What are the majority of ordinary Hong Kong people concerned about?  Not rule of law, conservation or democracy. They are primarily concerned about affordable housing, education, healthcare, economic issues. It’s only a minority that shares our “western” values, and Beijing has a very clear (although unstated) long term plan to isolate this minority and, if they can’t or won’t adapt, encourage them to leave. They will be replaced with mainlanders who are more in tune with the aspirations and wishes of Beijing. One Country Two Systems means that Hongkongers won’t continue to enjoy a separate system unless they accept the premise of a single country under the national government. Having spent a large part of my life in China this is self-evident to me.

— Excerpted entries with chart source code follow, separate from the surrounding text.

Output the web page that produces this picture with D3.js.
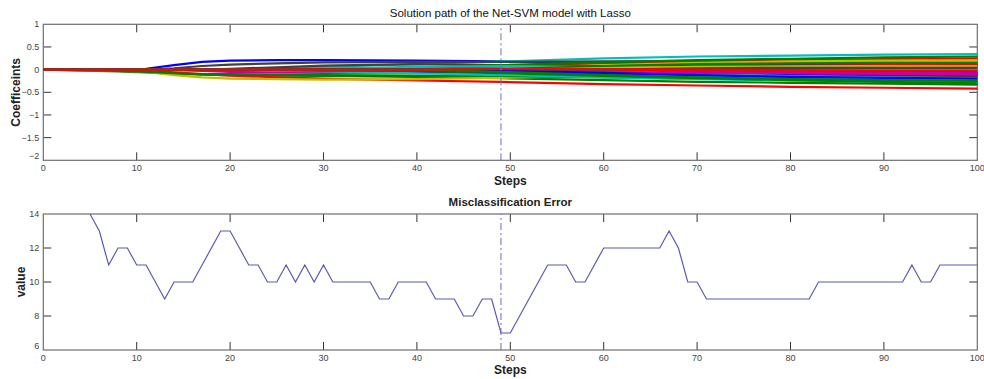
<!DOCTYPE html>
<html>
<head>
<meta charset="utf-8">
<script src="https://cdn.jsdelivr.net/npm/d3@7"></script>
<style>
  body { margin: 0; background: #fff; }
  text { font-family: "Liberation Sans", Arial, sans-serif; }
</style>
</head>
<body>
<div id="chart"></div>
<script>
"use strict";

const pathSteps = [0, 8, 11, 14, 17, 20, 25, 30, 40, 49, 60, 70, 80, 90, 100];

// coefficient paths (one row per coefficient), values at pathSteps
const coefPaths = [
  [0, 0, 0.02, 0.10, 0.17, 0.20, 0.21, 0.21, 0.20, 0.18, 0.16, 0.13, 0.11, 0.09, 0.07],
  [0, -0.04, -0.06, -0.09, -0.11, -0.12, -0.13, -0.14, -0.16, -0.19, -0.23, -0.27, -0.29, -0.31, -0.33],
  [0, 0, -0.02, -0.06, -0.10, -0.13, -0.17, -0.20, -0.24, -0.27, -0.32, -0.35, -0.38, -0.40, -0.42],
  [0, 0, 0, 0, 0, 0, 0.02, 0.06, 0.12, 0.18, 0.25, 0.29, 0.31, 0.33, 0.34],
  [0, 0, 0, -0.01, -0.03, -0.05, -0.06, -0.07, -0.06, -0.05, -0.07, -0.09, -0.11, -0.12, -0.14],
  [0, -0.02, -0.05, -0.12, -0.17, -0.20, -0.21, -0.22, -0.21, -0.18, -0.13, -0.09, -0.06, -0.04, -0.03],
  [0, 0, 0, 0.03, 0.08, 0.11, 0.14, 0.16, 0.17, 0.17, 0.18, 0.19, 0.20, 0.21, 0.22],
  [0, 0, 0, 0, 0, 0, 0, -0.02, -0.05, -0.06, -0.04, -0.02, -0.03, -0.05, -0.06],
  [0, -0.03, -0.05, -0.08, -0.10, -0.10, -0.11, -0.12, -0.13, -0.14, -0.17, -0.20, -0.22, -0.24, -0.26],
  [0, 0, 0, 0, 0, 0, 0, 0, 0.03, 0.08, 0.14, 0.18, 0.21, 0.23, 0.25],
  [0, 0, 0, 0, 0, 0, -0.02, -0.04, -0.08, -0.12, -0.17, -0.21, -0.24, -0.26, -0.28],
  [0, 0, 0, 0, 0, 0, 0, 0.01, 0.04, 0.07, 0.02, -0.02, -0.05, -0.07, -0.08],
  [0, 0, 0, 0, 0, 0, 0, 0, 0, 0.04, 0.10, 0.15, 0.18, 0.20, 0.21],
  [0, 0, 0, 0, 0, 0.02, 0.05, 0.09, 0.12, 0.10, 0.08, 0.07, 0.06, 0.06, 0.05],
  [0, 0, 0, 0, 0, 0, 0, 0, 0.02, 0.05, 0.02, -0.04, -0.08, -0.10, -0.11],
  [0, 0, 0, 0, 0, 0, 0, 0, -0.03, -0.08, -0.14, -0.19, -0.23, -0.27, -0.30],
  [0, 0, 0, 0, 0, 0, 0, 0, 0, 0.02, 0.06, 0.10, 0.13, 0.15, 0.16],
  [0, 0, 0, 0, 0, 0, 0, 0, 0, -0.03, -0.10, -0.15, -0.19, -0.22, -0.24],
  [0, 0, 0, 0, 0, 0, -0.01, -0.03, -0.02, 0.02, -0.03, -0.08, -0.12, -0.15, -0.17],
  [0, 0, 0, 0, 0, 0, 0, 0, 0, 0, 0.07, 0.13, 0.16, 0.18, 0.19],
  [0, 0, 0, 0, 0, 0, 0, 0, -0.02, -0.06, -0.09, -0.11, -0.12, -0.13, -0.13],
  [0, 0, 0, 0, 0, 0, 0, 0, 0, 0.06, 0.08, 0.09, 0.10, 0.11, 0.12],
  [0, 0, 0, 0, 0, 0, 0, 0.01, 0.05, 0.10, 0.16, 0.21, 0.24, 0.27, 0.29],
  [0, 0, 0, 0, 0, 0, 0, 0, 0, 0, 0.04, 0.08, 0.09, 0.10, 0.10],
  [0, 0, 0, 0, 0, 0, 0, 0.02, 0.06, 0.08, 0.06, 0.03, 0.02, 0.01, 0.00],
  [0, 0, 0, 0, 0, 0, 0, 0, 0, -0.02, -0.06, -0.10, -0.13, -0.15, -0.16],
  [0, 0, 0, 0, 0, 0, 0, 0, 0, 0.03, 0.05, 0.04, 0.03, 0.03, 0.02],
  [0, 0, 0, 0, 0, 0, 0, 0, 0, -0.04, -0.08, -0.10, -0.12, -0.14, -0.15],
  [0, 0, 0, 0, 0, 0, 0, 0, 0, 0, -0.06, -0.09, -0.10, -0.10, -0.10],
  [0, 0, 0, 0, 0, 0, 0, 0, 0, 0.01, 0.08, 0.12, 0.14, 0.15, 0.15],
  [0, 0, 0, 0, 0, 0, 0, 0, 0, 0, 0, -0.04, -0.07, -0.09, -0.11],
  [0, 0, 0, 0, 0, 0, 0, 0, 0, 0, -0.04, -0.10, -0.14, -0.17, -0.19],
  [0, 0, 0, 0, 0, 0, 0, 0, 0, 0, -0.05, -0.08, -0.08, -0.09, -0.09],
  [0, 0, 0, 0, 0, 0, 0, 0, 0, 0, 0.03, 0.06, 0.07, 0.08, 0.08],
  [0, 0, 0, 0, 0, 0, 0, 0, 0, 0, 0, 0.03, 0.04, 0.04, 0.04],
  [0, 0, 0, 0, 0, 0, 0, 0, 0, -0.03, -0.07, -0.12, -0.16, -0.18, -0.20],
  [0, 0, 0, 0, 0, 0, 0, 0, 0, -0.05, -0.12, -0.17, -0.21, -0.23, -0.25],
  [0, 0, 0, 0, 0, 0, 0, 0, 0, 0.02, 0.01, 0.00, -0.01, -0.02, -0.02]
];

// MATLAB default line colour order
const lineColors = ["#0000ff", "#008000", "#ff0000", "#00bfbf", "#bf00bf", "#bfbf00", "#404040"];

// misclassification error
const errSteps = [5, 6, 7, 8, 9, 10, 11, 12, 13, 14, 15, 16, 17, 18, 19, 20, 21, 22, 23, 24, 25,
  26, 27, 28, 29, 30, 31, 32, 33, 34, 35, 36, 37, 38, 39, 40, 41, 42, 43, 44, 45, 46, 47, 48, 49, 50,
  51, 52, 53, 54, 55, 56, 57, 58, 59, 60, 61, 62, 63, 64, 65, 66, 67, 68, 69, 70, 71, 72, 73, 74, 75,
  76, 77, 78, 79, 80, 81, 82, 83, 84, 85, 86, 87, 88, 89, 90, 91, 92, 93, 94, 95, 96, 97, 98, 99, 100];
const errValues = [14, 13, 11, 12, 12, 11, 11, 10, 9, 10, 10, 10, 11, 12, 13, 13, 12, 11, 11, 10, 10,
  11, 10, 11, 10, 11, 10, 10, 10, 10, 10, 9, 9, 10, 10, 10, 10, 9, 9, 9, 8, 8, 9, 9, 7, 7,
  8, 9, 10, 11, 11, 11, 10, 10, 11, 12, 12, 12, 12, 12, 12, 12, 13, 12, 10, 10, 9, 9, 9, 9, 9,
  9, 9, 9, 9, 9, 9, 9, 10, 10, 10, 10, 10, 10, 10, 10, 10, 10, 11, 10, 10, 11, 11, 11, 11, 11];

const bestStep = 49;

const topTicks = [-2, -1.5, -1, -0.5, 0, 0.5, 1];
const bottomTicks = [6, 8, 10, 12, 14];
const stepTicks = d3.range(0, 101, 10);

const width = 984;
const height = 379;
const left = 43.3, right = 977.3;

const svg = d3.select("#chart").append("svg")
  .attr("width", width)
  .attr("height", height);

const x = d3.scaleLinear().domain([0, 100]).range([left, right]);
const yTop = d3.scaleLinear().domain([-2, 1]).range([160.3, 24.3]);
const yBot = d3.scaleLinear().domain([6, 14]).range([350, 214]);

const boxColor = "#6e6e6e";
const tickLen = 8;

function drawFrame(y, yTicks, yFormat) {
  const g = svg.append("g");
  const [y0, y1] = y.range();
  // inward ticks on all four sides
  stepTicks.forEach(t => {
    if (t === 0 || t === 100) return;
    g.append("line").attr("x1", x(t)).attr("x2", x(t)).attr("y1", y0).attr("y2", y0 - tickLen)
      .attr("stroke", "#333").attr("stroke-width", 1);
    g.append("line").attr("x1", x(t)).attr("x2", x(t)).attr("y1", y1).attr("y2", y1 + tickLen)
      .attr("stroke", "#333").attr("stroke-width", 1);
  });
  yTicks.forEach(t => {
    if (t === y.domain()[0] || t === y.domain()[1]) return;
    g.append("line").attr("x1", left).attr("x2", left + tickLen).attr("y1", y(t)).attr("y2", y(t))
      .attr("stroke", "#333").attr("stroke-width", 1);
    g.append("line").attr("x1", right).attr("x2", right - tickLen).attr("y1", y(t)).attr("y2", y(t))
      .attr("stroke", "#333").attr("stroke-width", 1);
  });
  g.append("rect")
    .attr("x", left).attr("y", y1)
    .attr("width", right - left).attr("height", y0 - y1)
    .attr("fill", "none").attr("stroke", boxColor).attr("stroke-width", 1.2);

  // tick labels
  g.selectAll(".xl").data(stepTicks).enter().append("text")
    .attr("x", d => x(d)).attr("y", y0 + 11)
    .attr("text-anchor", "middle")
    .attr("font-size", 9).attr("fill", "#444")
    .text(d => d);
  g.selectAll(".yl").data(yTicks).enter().append("text")
    .attr("x", left - 4).attr("y", d => y(d) + (d === y.domain()[0] ? -1 : 3))
    .attr("text-anchor", "end")
    .attr("font-size", 9).attr("fill", "#444")
    .text(yFormat);
  return g;
}

// ---- top: solution path ----
drawFrame(yTop, topTicks, d => d3.format("")(d));

const coefLine = d3.line()
  .x((d, i) => x(pathSteps[i]))
  .y(d => yTop(d));

svg.append("g")
  .selectAll("path")
  .data(coefPaths)
  .enter()
  .append("path")
  .attr("d", coefLine)
  .attr("fill", "none")
  .attr("stroke", (d, i) => lineColors[i % lineColors.length])
  .attr("stroke-width", 2.2);

svg.append("text")
  .attr("x", (left + right) / 2).attr("y", 17)
  .attr("text-anchor", "middle").attr("font-size", 11.5).attr("fill", "#111")
  .text("Solution path of the Net-SVM model with Lasso");
svg.append("text")
  .attr("x", (left + right) / 2).attr("y", 185)
  .attr("text-anchor", "middle").attr("font-size", 12).attr("font-weight", "bold").attr("fill", "#222")
  .text("Steps");
svg.append("text")
  .attr("transform", `translate(20, ${(yTop.range()[0] + yTop.range()[1]) / 2}) rotate(-90)`)
  .attr("text-anchor", "middle").attr("font-size", 12).attr("font-weight", "bold").attr("fill", "#222")
  .text("Coefficeints");

// ---- bottom: misclassification error ----
drawFrame(yBot, bottomTicks, d => d);

const errLine = d3.line()
  .x((d, i) => x(errSteps[i]))
  .y(d => yBot(d));

svg.append("path")
  .datum(errValues)
  .attr("d", errLine)
  .attr("fill", "none")
  .attr("stroke", "#5a5ab4")
  .attr("stroke-width", 1.2);

svg.append("text")
  .attr("x", (left + right) / 2).attr("y", 206)
  .attr("text-anchor", "middle").attr("font-size", 11.5).attr("font-weight", "bold").attr("fill", "#222")
  .text("Misclassification Error");
svg.append("text")
  .attr("x", (left + right) / 2).attr("y", 374)
  .attr("text-anchor", "middle").attr("font-size", 12).attr("font-weight", "bold").attr("fill", "#222")
  .text("Steps");
svg.append("text")
  .attr("transform", `translate(25, ${(yBot.range()[0] + yBot.range()[1]) / 2}) rotate(-90)`)
  .attr("text-anchor", "middle").attr("font-size", 12).attr("font-weight", "bold").attr("fill", "#222")
  .text("value");

// ---- selected step marker on both panels ----
[yTop, yBot].forEach(y => {
  svg.append("line")
    .attr("x1", x(bestStep)).attr("x2", x(bestStep))
    .attr("y1", y.range()[0]).attr("y2", y.range()[1])
    .attr("stroke", "#6b6bd0").attr("stroke-width", 1)
    .attr("stroke-dasharray", "7,3,2,3");
});
</script>
</body>
</html>
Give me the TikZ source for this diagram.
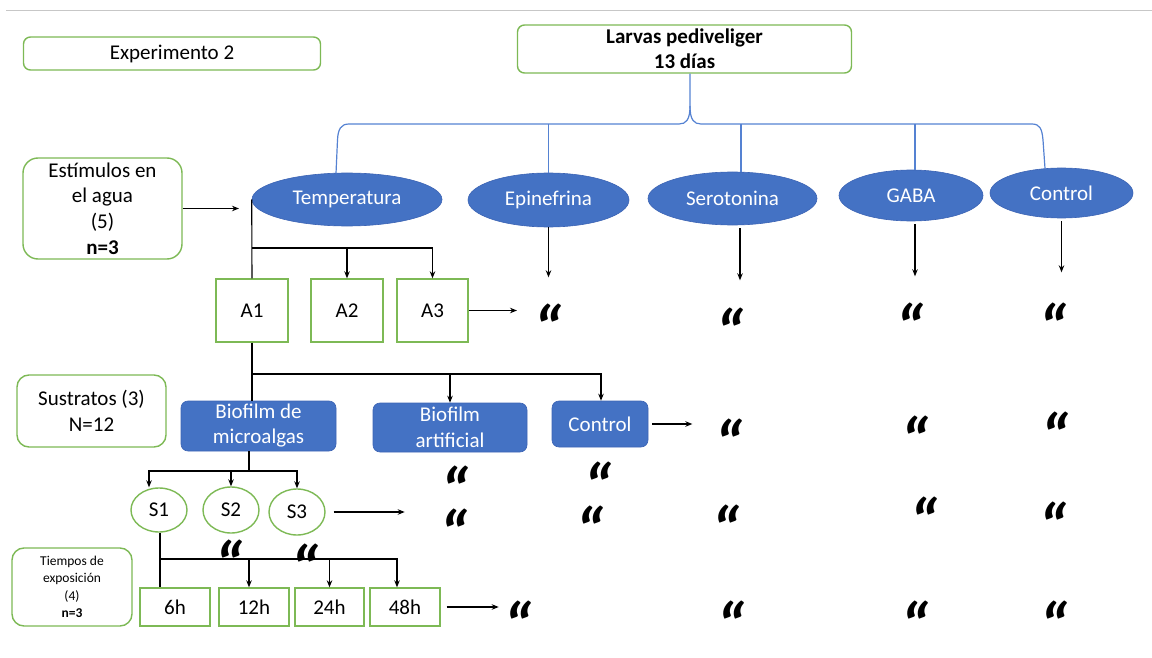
\documentclass[tikz,border=0pt]{standalone}
\usepackage{fontspec}
\setmainfont{Carlito}
\usetikzlibrary{shapes.geometric,arrows.meta}
\definecolor{gbord}{RGB}{125,185,85}
\definecolor{bfill}{HTML}{4472C4}
\definecolor{bdraw}{RGB}{60,100,180}
\definecolor{bline}{RGB}{85,130,210}
\newcommand{\dittomark}{\raisebox{-41pt}[9pt][9pt]{“}}
\begin{document}
\begin{tikzpicture}[x=1pt,y=-1pt,
 every node/.style={font=\fontsize{21}{25.6}\selectfont, inner sep=0pt, align=center},
 gbox/.style={draw=gbord, line width=1.4pt, rounded corners=7pt, fill=white},
 gsq/.style={draw=gbord, line width=1.4pt},
 bell/.style={ellipse, fill=bfill, draw=bdraw, line width=0.6pt, text=white},
 bbox/.style={rounded corners=7pt, fill=bfill, draw=bdraw, line width=0.6pt, text=white},
 gell/.style={ellipse, draw=gbord, line width=1.4pt},
 arr/.style={-{Stealth[length=7pt,width=5.5pt]}, line width=1.1pt},
 ln/.style={line width=1.1pt},
 brc/.style={draw=bline, line width=1.2pt},
 qm/.style={font=\fontsize{66}{66}\selectfont\bfseries\itshape, anchor=center}
]
\useasboundingbox (0,0) rectangle (1152,658);
\draw[black!22, line width=1pt] (6,11) -- (1152,11);

% left label boxes
\node[gbox, minimum width=297pt, minimum height=33pt] (exp) at (172,53.5) {Experimento 2};
\node[gbox, rounded corners=15pt, minimum width=159pt, minimum height=101pt] (est) at (102.5,208.5)
  {Estímulos en\\el agua\\(5)\\\textbf{n=3}};
\node[gbox, rounded corners=12pt, minimum width=149pt, minimum height=72pt] (sus) at (91.5,411)
  {Sustratos (3)\\N=12};
\node[gbox, rounded corners=12pt, minimum width=120pt, minimum height=78pt, font=\fontsize{13.5}{17.5}\selectfont] (tie) at (72,587)
  {Tiempos de\\exposición\\(4)\\\textbf{n=3}};

% top box
\node[gbox, minimum width=334pt, minimum height=48pt, font=\fontsize{21}{25}\selectfont\bfseries] (larv) at (684.5,49)
  {Larvas pediveliger\\13 días};

% ellipses
\node[bell, minimum width=190pt, minimum height=53pt] (temp) at (347,199.5) {Temperatura};
\node[bell, minimum width=161pt, minimum height=54pt] (epi) at (548.5,200) {Epinefrina};
\node[bell, minimum width=169pt, minimum height=53pt] (sero) at (732.5,198.5) {Serotonina};
\node[bell, minimum width=144pt, minimum height=51pt] (gaba) at (911,195.5) {GABA};
\node[bell, minimum width=143pt, minimum height=50pt] (ctra) at (1061.5,193) {Control};

% A boxes
\node[gsq, minimum width=72pt, minimum height=63pt] (A1) at (252,310.5) {A1};
\node[gsq, minimum width=72pt, minimum height=63pt] (A2) at (347,310.5) {A2};
\node[gsq, minimum width=71pt, minimum height=63pt] (A3) at (432.5,310.5) {A3};

% substrate boxes
\node[bbox, minimum width=155pt, minimum height=50pt, font=\fontsize{21}{25}\selectfont] (bm) at (258.5,426) {Biofilm de\\microalgas};
\node[bbox, minimum width=154pt, minimum height=49pt, font=\fontsize{21}{26}\selectfont] (ba) at (450,427.5) {Biofilm\\artificial};
\node[bbox, minimum width=96pt, minimum height=46pt] (ctb) at (600,424) {Control};

% S ellipses
\node[gell, minimum width=56pt, minimum height=44pt] (s1) at (159,510) {S1};
\node[gell, minimum width=56pt, minimum height=46pt] (s2) at (231,510) {S2};
\node[gell, minimum width=56pt, minimum height=46pt] (s3) at (297,512) {S3};

% time boxes
\node[gsq, minimum width=70pt, minimum height=38pt] (h6) at (175,607) {6h};
\node[gsq, minimum width=70pt, minimum height=38pt] (h12) at (254,607) {12h};
\node[gsq, minimum width=69pt, minimum height=38pt] (h24) at (329.5,607) {24h};
\node[gsq, minimum width=70pt, minimum height=38pt] (h48) at (405,607) {48h};

% blue brace
\coordinate (br) at (690,106);
\coordinate (bl) at (336,173.5);
\coordinate (brr) at (1045,168.5);
\draw[brc] (larv.south -| br) -- (br) .. controls (690,120) and (686,124) .. (679,124) -- (349,124)
  .. controls (341,124) and (338,129) .. (337.5,140) -- (bl);
\draw[brc] (br) .. controls (690,120) and (694,124) .. (701,124) -- (1032,124)
  .. controls (1040,124) and (1042,129) .. (1043,140) -- (brr);
\coordinate (b1) at (548.5,124);
\coordinate (b2) at (741,124);
\coordinate (b3) at (915,124);
\draw[brc] (b1) -- (epi.north);
\draw[brc] (b2) -- (b2 |- sero.north);
\draw[brc] (b3) -- (b3 |- gaba.north);

% estimulos arrow
\coordinate (estE) at (239,208.5);
\draw[arr] (est.east) -- (estE);

% temperatura -> A
\draw[ln] (temp.west) -- (A1.north);
\coordinate (tj) at (252,248);
\draw[arr] (tj) -| (A3.north);
\draw[arr] (tj -| A2.north) -- (A2.north);
\coordinate (a3E) at (517,310.5);
\draw[arr] (A3.east) -- (a3E);

% ellipse down arrows
\draw[arr] (epi.south) -- ++(0,50);
\draw[arr] ([xshift=7.5pt,yshift=-3pt]sero.south) -- ++(0,52);
\draw[arr] ([xshift=4pt,yshift=-3pt]gaba.south) -- ++(0,52);
\draw[arr] ([yshift=-3pt]ctra.south) -- ++(0,51);

% A1 -> substrates
\draw[ln] (A1.south) -- (A1.south |- bm.north);
\coordinate (aj) at (252,374);
\draw[arr] (aj) -| ([xshift=1pt]ctb.north);
\draw[arr] (aj -| ba.north) -- (ba.north);
\draw[arr] ([xshift=4pt]ctb.east) -- ++(40,0);

% biofilm microalgas -> S
\coordinate (bj) at (249,471);
\coordinate (bjl) at (149,471);
\draw[ln] (bm.south -| bj) -- (bj);
\draw[arr] (bj) -| (bjl |- s1.north);
\draw[arr] (bj) -| (s3.north);
\draw[arr] (bj -| s2.north) -- (s2.north);
\draw[arr] ([xshift=8pt]s3.east) -- ++(71,0);

% S1 -> times
\draw[ln] ([xshift=1pt]s1.south) -- ([xshift=1pt]s1.south |- h6.north);
\coordinate (sj) at (160,559);
\coordinate (t12) at ([xshift=-5pt]h12.north);
\coordinate (t24) at (h24.north);
\coordinate (t48) at ([xshift=-8pt]h48.north);
\draw[arr] (sj) -| (t48);
\draw[arr] (sj -| t12) -- (t12);
\draw[arr] (sj -| t24) -- (t24);
\draw[arr] ([xshift=6pt]h48.east) -- ++(52,0);

% ditto marks
\foreach \n/\x/\y in {q1/548/311, q2/730/315, q3/910/310, q4/1053/310,
  q5/729/426, q6/915/423, q7/1055/419, q8/455/473, q9/598/469,
  q10/454/516, q11/590/513, q12/726/512, q13/924/504, q14/1053/509,
  q15/229/547, q16/305/551, q17/518/608, q18/731/608, q19/915/608, q20/1054/608}
  \node[qm] (\n) at (\x,\y) {\dittomark};
\end{tikzpicture}
\end{document}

To have any chance of achieving meaningful change in Hong Kong I think we need to focus attention on those areas where Beijing, and the majority of ordinary Hong Kong people, are most concerned – their shared “hot buttons”.  Take, for example, the housing shortage in Hong Kong and the issues around this problem. The solution does not lie with a continuation of the small house policy, badly implemented as it has been, because the housing produced is beyond the reach of many ordinary people, because three storey houses are too small to make a meaningful impact on the problem and, at the same time, cause serious environmental problems. Refuting the Heung Yee Kuk’s argument that the Kuk is fulfilling an unmet housing need is a worthy goal, but not a solution to the problem. However, a solution might lie in redeveloping “brown field” sites in already urbanised areas. We should think more deeply about solutions, not just about problems.

The Heung Yee Kuk claims patriotic, anti-British roots. Be that as it may, today it is also a group whose followers willfully subvert the authority of the government across large areas of the SAR in a manner which would not be tolerated in the mainland. The current Chinese government is committed to rooting out corruption, a major source of discontent among ordinary mainlanders. Corruption, including the variety which involves local governments and land issues, is a political “hot button” in the Communist Party at the highest levels – and it’s a concern to ordinary Hongkongers. If Donald Tsang is not immune to the anti-corruption drive, why should the Heung Yee Kuk, its village chieftain clients, rural developers or Lands Department officials be?

Highlighting illegal transactions between developers and villagers through judicial reviews, petitions and media exposure could lead to more prosecutions and force the government to deal with the small house policy and the Kuk. We should continue to actively support those activities while at the same time providing government and other stakeholders, including indigenous villagers and rural residents, with viable solutions to the problem.